In total, we have interviewed 16 people with innovation responsibilities within ALSTOM, AREVA, EDF, ENGIE, HAVAS MEDIA, LA POSTE, MEDEF, ORACLE France, ORANGE, PACTE PME, PSA Peugeot Citroën, SAFRAN, SANOFI, SNCF, SOUFFLET, TOTAL.

Our interviews highlight that very often there is not one single reason, but several intertwined reasons, explaining why big companies try to collaborate with startups.

To summarize, the answers can be related to 4 major reasons:

  1. The most mentioned reason is not a surprise: large companies wish to develop ties with startups for innovation. The quest for assets to innovate is even the only reason cited by half of our interviewees. For them, collaboration with startups is primarily, if only, a means to access new technologies, develop new products or services or to expand their existing offers.
  2. Immediately afterwards, large companies express the strong desire to enhance their agility and advance their culture. They are fascinated by the capabilities of the startups to develop new markets, by their ability to surf the emergence of new technologies combined with new uses. For large companies, developing relationships with some startups is considered rejuvenating. They hope that it will help them to upset their internal rigidities, regain a lost vitality, teach employees new ways of working, change their habits in order to regain flexibility and agility.
  3. For large companies, the world of startups foreshadows tomorrow’s world.
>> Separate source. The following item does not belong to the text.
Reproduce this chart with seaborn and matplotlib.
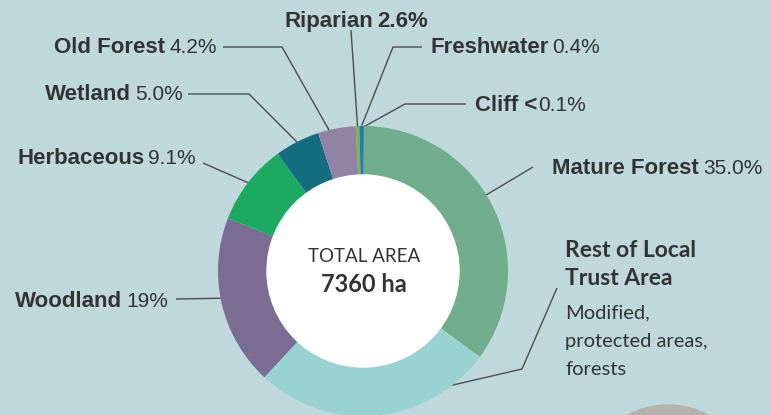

Thanks to startups, large companies have a simple means to conduct a strategic intelligence: know market trends, the latest technological developments, applications, anticipate the evolution of uses, behavior … and identify in advance the competitor that could « uberise » them.
  4. Finally, large companies refer to social responsibility: when helping young firms, they contribute to overall economic development and promote entrepreneurial values. This may also be a way of turning some regulatory or legal injunctions into opportunities.

Eventually, we wish to mention another argument, even if it is less emphasized : « working with some startups is also a matter of communication and image ». Any annual report mentions innovation as a key driver of performance. Any entrepreneur highlights the efforts made to innovate. What is more natural than developing ties with startups to give evidence of this ambition?

For sure, the leader of a company does not need to remind the world that his company is innovative. If it really is, there is no use!
It is the same with developing collaborations with startups: as long as the action does not go beyond communication, there is no guarantee of innovation. The cohabitation between large companies and startups can be positive only in a win-win perspective. It must allow both sides to make concrete progress, each in his own project, taking advantage of « real » synergies.